Exercise description
Give the data below again exactly as written, without its pictures.
======== Data lines ========
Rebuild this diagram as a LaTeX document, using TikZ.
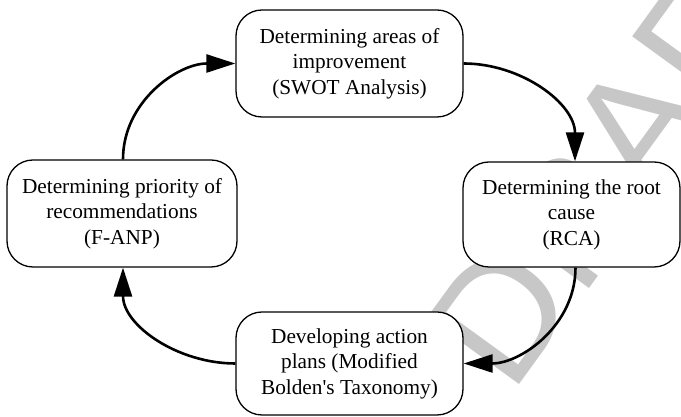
\documentclass[tikz,border=0pt]{standalone}
\usepackage{fontspec}
\setmainfont{Liberation Serif}[Ligatures=TeXOff]
\newfontfamily\wmfont{Liberation Sans}
\usetikzlibrary{arrows.meta}
\begin{document}
\begin{tikzpicture}[x=1pt,y=1pt,
  box/.style={draw, line width=1.3pt, rounded corners=26pt, fill=white,
    align=center, inner sep=0pt, font=\fontsize{21.3}{25.5}\selectfont},
  conn/.style={line width=2.6pt, -{Triangle[length=29pt,width=18pt]}},
  watermark/.style={rotate=54, text=black!22, font=\wmfont\fontsize{165}{165}\selectfont}]
\useasboundingbox (0,0) rectangle (681,417);
\node[watermark] (wm) at (627,277) {DRAFT};
\node[box, minimum width=227pt, minimum height=107pt] (top) at (349.5,353.5)
  {Determining areas of\\improvement\\(SWOT Analysis)};
\node[box, minimum width=230pt, minimum height=107pt] (left) at (122,203.5)
  {Determining priority of\\recommendations\\(F-ANP)};
\node[box, minimum width=217pt, minimum height=105pt] (right) at (571.5,202.5)
  {Determining the root\\cause\\(RCA)};
\node[box, minimum width=227pt, minimum height=103pt] (bottom) at (349.5,53.5)
  {Developing action\\plans (Modified\\Bolden's Taxonomy)};
\draw[conn] ([xshift=1pt]left.north) to[out=90,in=180] (top.west);
\draw[conn] (top.east) to[out=0,in=90] ([xshift=3.5pt]right.north);
\draw[conn] ([xshift=4pt]right.south) to[out=-90,in=0] (bottom.east);
\draw[conn] (bottom.west) to[out=180,in=-90] ([xshift=1pt]left.south);
\end{tikzpicture}
\end{document}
========
Task result
Rebuild this diagram as a LaTeX document, using TikZ.
\documentclass[tikz,border=0pt]{standalone}
\usepackage{fontspec}
\setmainfont{Liberation Serif}[Ligatures=TeXOff]
\newfontfamily\wmfont{Liberation Sans}
\usetikzlibrary{arrows.meta}
\begin{document}
\begin{tikzpicture}[x=1pt,y=1pt,
  box/.style={draw, line width=1.3pt, rounded corners=26pt, fill=white,
    align=center, inner sep=0pt, font=\fontsize{21.3}{25.5}\selectfont},
  conn/.style={line width=2.6pt, -{Triangle[length=29pt,width=18pt]}},
  watermark/.style={rotate=54, text=black!22, font=\wmfont\fontsize{165}{165}\selectfont}]
\useasboundingbox (0,0) rectangle (681,417);
\node[watermark] (wm) at (627,277) {DRAFT};
\node[box, minimum width=227pt, minimum height=107pt] (top) at (349.5,353.5)
  {Determining areas of\\improvement\\(SWOT Analysis)};
\node[box, minimum width=230pt, minimum height=107pt] (left) at (122,203.5)
  {Determining priority of\\recommendations\\(F-ANP)};
\node[box, minimum width=217pt, minimum height=105pt] (right) at (571.5,202.5)
  {Determining the root\\cause\\(RCA)};
\node[box, minimum width=227pt, minimum height=103pt] (bottom) at (349.5,53.5)
  {Developing action\\plans (Modified\\Bolden's Taxonomy)};
\draw[conn] ([xshift=1pt]left.north) to[out=90,in=180] (top.west);
\draw[conn] (top.east) to[out=0,in=90] ([xshift=3.5pt]right.north);
\draw[conn] ([xshift=4pt]right.south) to[out=-90,in=0] (bottom.east);
\draw[conn] (bottom.west) to[out=180,in=-90] ([xshift=1pt]left.south);
\end{tikzpicture}
\end{document}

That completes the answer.